戦略は組織に従う
もう一つの功績としては、激しく変化する環境の中で組織がどのように行動するかを研究した書籍「Strategic Management(邦題:アンゾフ戦略経営論)」です。
この「<新装版>アンゾフ戦略経営論〔新訳〕 」は、経営学者のイゴール・アンゾフ教授が1971年に出版した「Strategic Management」を日本語に翻訳したものです。タイトルのとおり、アンゾフ教授が戦略経営についてまとめた本になります。
「アンゾフ戦略経営論」では、
- 乱気流の渦巻く環境における組織の行動パターンは何か。
- 組織の行動の差異を決定するのは何か。
- 成功および失敗に貢献する要因は何か。
- 特定の行動様式を決定するのは何か。
- 組織がある行動様式からほかの行動様式に移る移行プロセスは何か。
に答える形で理論が展開されます(上記一覧は第1章 序論 p3 より引用)。
そして「第6章 戦略的な能力」では、有名な「戦略は組織に従う」の一文が登場するのが特徴です。

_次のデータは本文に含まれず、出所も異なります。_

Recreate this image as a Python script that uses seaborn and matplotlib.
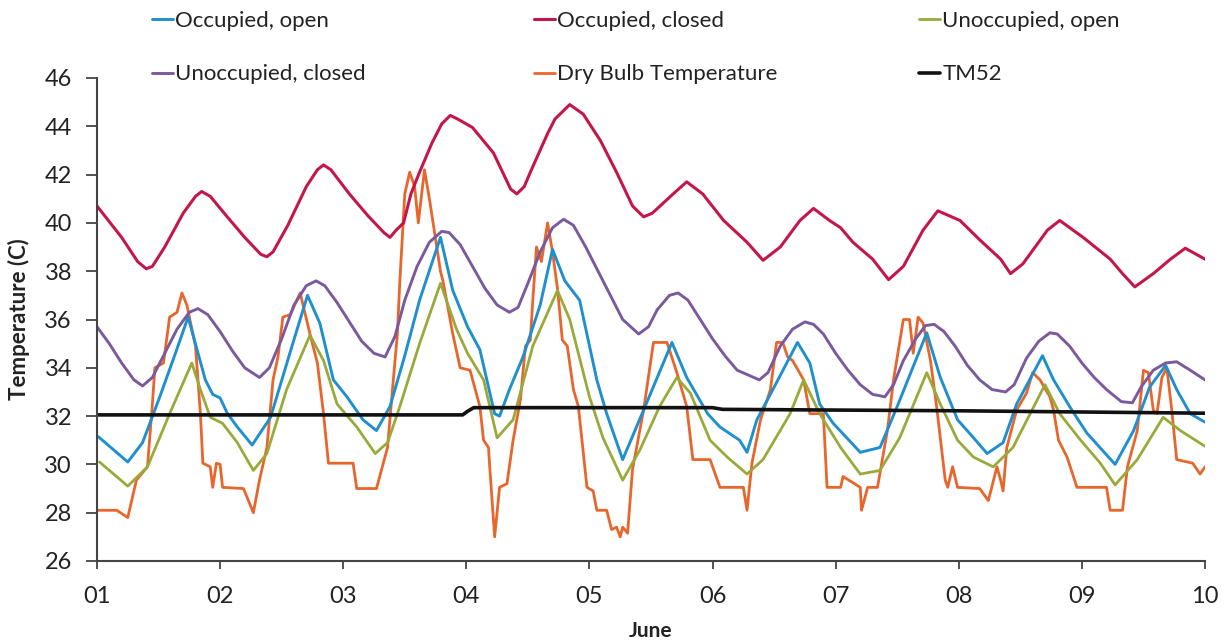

この一文は、チャンドラー教授の「組織は戦略に従う」という命題と一緒に引用されることがほとんどですが、
- 戦略は組織に従う = 組織形態が戦略の選択肢を狭める
のような間違ったニュアンスで理解されていることも多いようです。
では「戦略は組織に従う」と「組織は戦略に従う」の違いと本当の意味は何なんでしょうか?
チャンドラー教授の「組織は戦略に従う」
まずこの「組織は戦略に従う」というチャンドラー教授の命題は、チャンドラー教授の著書の邦題「組織は戦略に従う 」に由来しています。
1962年に出版された原書のタイトルは「Strategy and Structure(戦略と構造)」で、経営戦略の転換と組織構造の変化について言及しています。
アンゾフ教授の著書にも、チャンドラー教授の書籍の内容が引用されています。
その内容をわかりやすい言葉で言い換えると、
- ビジネスを取り巻く環境の変化が起こる
- 変化に対応するために戦略を変更する
- 組織が戦略を実行するための能力を身につける
という出来事が時間差で起こっていると言います。
アンゾフ教授の「組織は戦略に従う」
一方でアンゾフ教授は、チャンドラー教授が研究した頃(〜1962年)と今(〜1971年)、一部で状況が変わってきていることを指摘しました。
経営の理論や技術革新が進んだため、戦略を適用させるよりも前に、新しい仕組みやシステムを導入して組織の能力を高めるようになったのです。
つまり、
- ビジネスを取り巻く環境の変化が起こる
- 新しい仕組みを導入して組織が新しい能力を手に入れる
- 新しい組織の能力で実行できる戦略が生まれる
という順番に変わってしまったといいます。
第6章から引用すると、
「組織機構が先行し戦略がそれに追随する」ようになったのである。
という書き方で表現されています。
その一方で、新しい戦略が生まれずに失敗するパターンも存在しています。
それは新しい組織能力を経営層が活用できずに、仕組みが形骸化したり意味のないものになったりするパターンです。
これは今でも新しい技術が登場した時によく見られる光景です。インターネットが登場した時もそうですし、スマートフォンが登場した時もそうでした。あるいは成果主義が流行った時とか、業務のIT化が叫ばれた時もそうです。
社員を勉強会に参加させたり、システムを導入して一時的な組織能力は高まります。しかし経営陣がその能力を戦略に活かせないために、
- 最新技術を使って昔ながらの非効率な作業をやり続けている
- 今までやっていた作業に加えて無駄な新しい作業が増える
などのことが起こります。
2つの命題は対立しない
イメージ的にこの2つの命題が対立しているように思えるかもしれませんが、実際の内容は全然そんなことありません。「なんか昔と状況が変わっちゃったよね〜」くらいのマイルドな感じです。
アンゾフ教授は、チャンドラー教授の命題「組織は戦略に〜」に加えて、逆パターンの状況「戦略は組織に〜」も現れてきているということを指摘しています。
つまり、引き続き「組織は戦略に従う」業界や企業がある一方で、「戦略は組織に従う」業界や企業も出てきている、というニュアンスです。
なので「どっちが正しいか」ではなく、「どっちも正しい」という話なのです。